There are several period descriptions of the “typical” Texan. They have
been described as “‘renegade Americans,’…‘refugees from justice’ many of them, smart,
shrewd and unscrupulous."1 A Union prisoner at Camp Ford in Tyler, Texas described his captors as a “simple,
half-educated people."2 Louisiana refugee Kate Stone stated “The more we see of the people, the less
we like them, and every refugee we have seen feels the same way."3 Kittie King writing from Fort Worth
in 1860 thought “it does seem to me that all that [they] do is to drink whisky and talk about killing Indians."4
Lt. Col. Arthur J.L. Fremantle of England included Texas as part of a three month tour of the southern states in 1863.
Despite the Texans “peculiar habits of hanging, shooting, etc, which seemed to be natural to people living in a wild
and thinly-populated country, there was much to like in my fellow-travellers. They all had a sort of bonhommie honesty and
straightforwardness, a natural courtesy and extreme good-nature, which was very agreeable.”5
Texas fashion appeared to be behind the times, at least according to Kate Stone.

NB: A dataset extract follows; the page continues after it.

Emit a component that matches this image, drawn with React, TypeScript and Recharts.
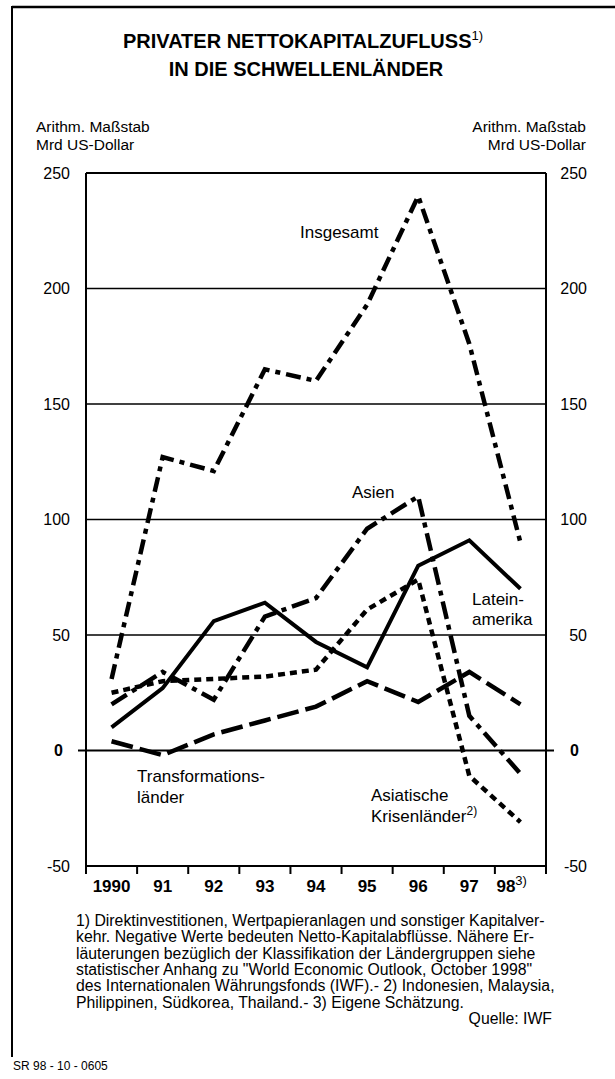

She apparently thought very little of Texas women and considered them somewhat backward. In 1863 she wrote “Hoops are
just coming in with full fashion. This is indeed the place where hoops 'most do flourish and abide.' Have not seen
a hoopless lady since entering the state. Shoes are considered rather luxuries than necessities and are carefully kept for
state occasions….…they [hoops] are all in the fashions of three years ago. If they would only leave off their
tremendous hoops, but hoops seem in the very zenith of their popularity….Nothing looks funnier than a woman walking
around with an immense hoop---barefooted."6
Mrs. Warren, Austin, TX. circa 1866
At
a funeral, Stone describes “…one girl airy in pink tarleton and another sweltering in red woolen; high horn combs
with long ribbon streamers waving from the top; immense hoops, and strand after strand of beads, all colors, wound around
their necks. Many of the men were barefooted, and nearly all of their slouched wool hats were decorated with ribbons or an
artificial flower. There were few coats but many vests and a display of homemade knit galluses."7 She later mentions a church service where the women of the congregation
wore “Short dresses, large hoops, and top-knotted sunbonnets…"8
Of the men of Texas
Thomas North had this to say:
"The
masses of them wore spurs on their heels, generally the immense wheel-spur, and though they were not born with them on, yet
they might as well have been, for they not only rode in them, but walked in them, ate in them, and slept in them. Their clanking
as they walked was like a man in chains. They wore belts around the waist, suspending one or two revolvers and a bowie knife;
were experts in the saddle, had a reckless dare-devil look, and were always ready for whisky and a big chew of tobacco, and
the handwriting of passion and appetite was all over them. They were cow-boys from the wild woods and prairies, and sons of
the low class planters, with a strong sprinkling of the low white trash, clay-eaters, so plentiful in the Atlantic Southern
States."9
1 North, Thomas. Five
Years in Texas: or, What You Did Not Hear During the War from January 1861 to January 1866. A Narrative of His Travels, Experiences
and Observations, in Texas and Mexico. Elm Street Printing Co., Cincinnati 1871, page 68
2 Friend, Llerena B. “The Texan of 1860” Texas
Vistas, Texas State Historical Assoc. 1980.
3 Anderson, John Q. Brokenburn: the Journal of Kate Stone 1861-1868. Louisiana State University Press, 1955,
page 238.
4 Letter from Kittie
King, 1860, Lizzie Waddill Letters, Archives and Information Services Division, Texas State Library and Archives Commission.
5 Fremantle, Lt. Col. Arthur J.L. Three
Months in the Southern States. University of Nebraska Press, 1991, page 60.